Katharina Wolf
Offshore-Windparks liefern einen immer größeren Anteil unserer Stromverbrauchs: Fast 17 Milliarden Kilowattstunden waren es in den ersten neun Monaten 2019 laut aktuellen Zahlen des Zentrum für Sonnenenergie‐ und Wasserstoff‐Forschung Baden‐Württemberg (ZSW). Und das bei einer installierten Leistung von knapp 6,7 GW, wie die Deutsche Windguard zum Stichtag 30. Juni dieses Jahres ermittelte.
Wakes machen den Windturbinen zu schaffen
Der Ausbau der Offshore-Windenergie soll weitergehen, doch die Fläche, die für Windenergienutzung in Nord- und Ostsee zur Verfügung steht, ist begrenzt. Deshalb werden die Windparks meist in Windparkclustern, gebaut. Solche Cluster können aus mehreren hundert Windturbinen bestehen. Im Windschatten hinter den Anlagen entstehen Nachlaufströmungen mit geringeren Windgeschwindigkeiten und stärkeren Turbulenzen, auch Wakes genannt. Stromaufwärts wird der Wind durch Vorstaueffekte reduziert. Anlagen, auf die der Nachlauf trifft, können daher weniger Energie konvertieren und stärker belastet werden - die Turbinen erzeugen weniger Strom und können Schaden nehmen.
Weil sich diese Wakes - abhängig von den atmosphärischen Bedingungen - mehr als 50 Kilometer lang erstrecken können, ist jetzt am Fraunhofer IWES das Forschungsprojekt „Interaktion der Nachläufe großer Offshore-Windparks und Windparkcluster mit der marinen atmosphärischen Grenzschicht“ gestartet.
Ziel des Projekts ist bessere Ertragsvorhersage für künftige Projekte
„In unserem Forschungsprojekt wollen wir diese Nachläufe und andere kumulative Effekte, wie den „Global Blockage Effekt“, genauer untersuchen und herausfinden, wie sich die Windparkcluster gegenseitig beeinflussen und welche Auswirkungen ein großflächiger Ausbau der Offshore-Windparks auf die zukünftigen Windverhältnisse haben wird“, sagt Projektkoordinator Dr. Martin Dörenkämper vom Fraunhofer-Institut für Windenergiesysteme IWES. „Mit den Messergebnissen des Projekts wollen wir unsere Computermodelle weiterentwickeln, um mit diesen die Erträge der Windparks für künftige Ausbauszenarien unter realistischen Bedingungen vorhersagen zu können.“
Die Wissenschaftler arbeiten dabei mit einer Kombination aus sich ergänzenden Methoden. Stationäre Messungen an verschiedenen Standorten in der Deutschen Bucht, z.B. auf Windenergieanlagen, Konverterstationen und den FINO-Langzeitbeobachtungen, liefern kontinuierlich meteorologische Daten. Mit Hilfe von satellitenbasierten Fernerkundungsdaten wird die Ausdehnung der Nachläufe großflächig analysiert. „Außerdem liefern Messkampagnen mit einem Forschungsflugzeug in geringer Flughöhe hochaufgelöste meteorologische Daten“, erklärt die wissenschaftliche Sprecherin des Verbundprojektes, Dr. Astrid Lampert von der Technischen Universität Braunschweig.

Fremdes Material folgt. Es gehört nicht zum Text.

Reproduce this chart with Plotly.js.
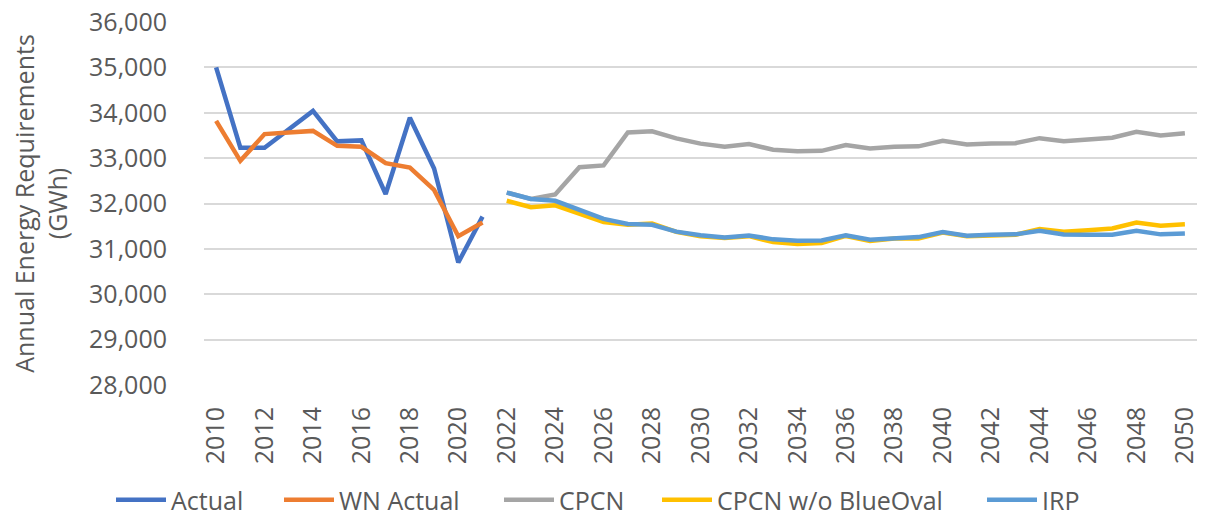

Neben dem Fraunhofer IWES und der Technischen Universität Braunschweig sind fünf weitere Forschungspartner im Verbundprojekt beteiligt: das Karlsruher Institut für Technologie (KIT), die Universität Oldenburg mit dem Zentrum für Windenergieforschung (ForWind), die Universität Tübingen, das Helmholtz-Zentrum Geesthacht sowie die UL International GmbH. Das Projekt läuft über drei Jahre.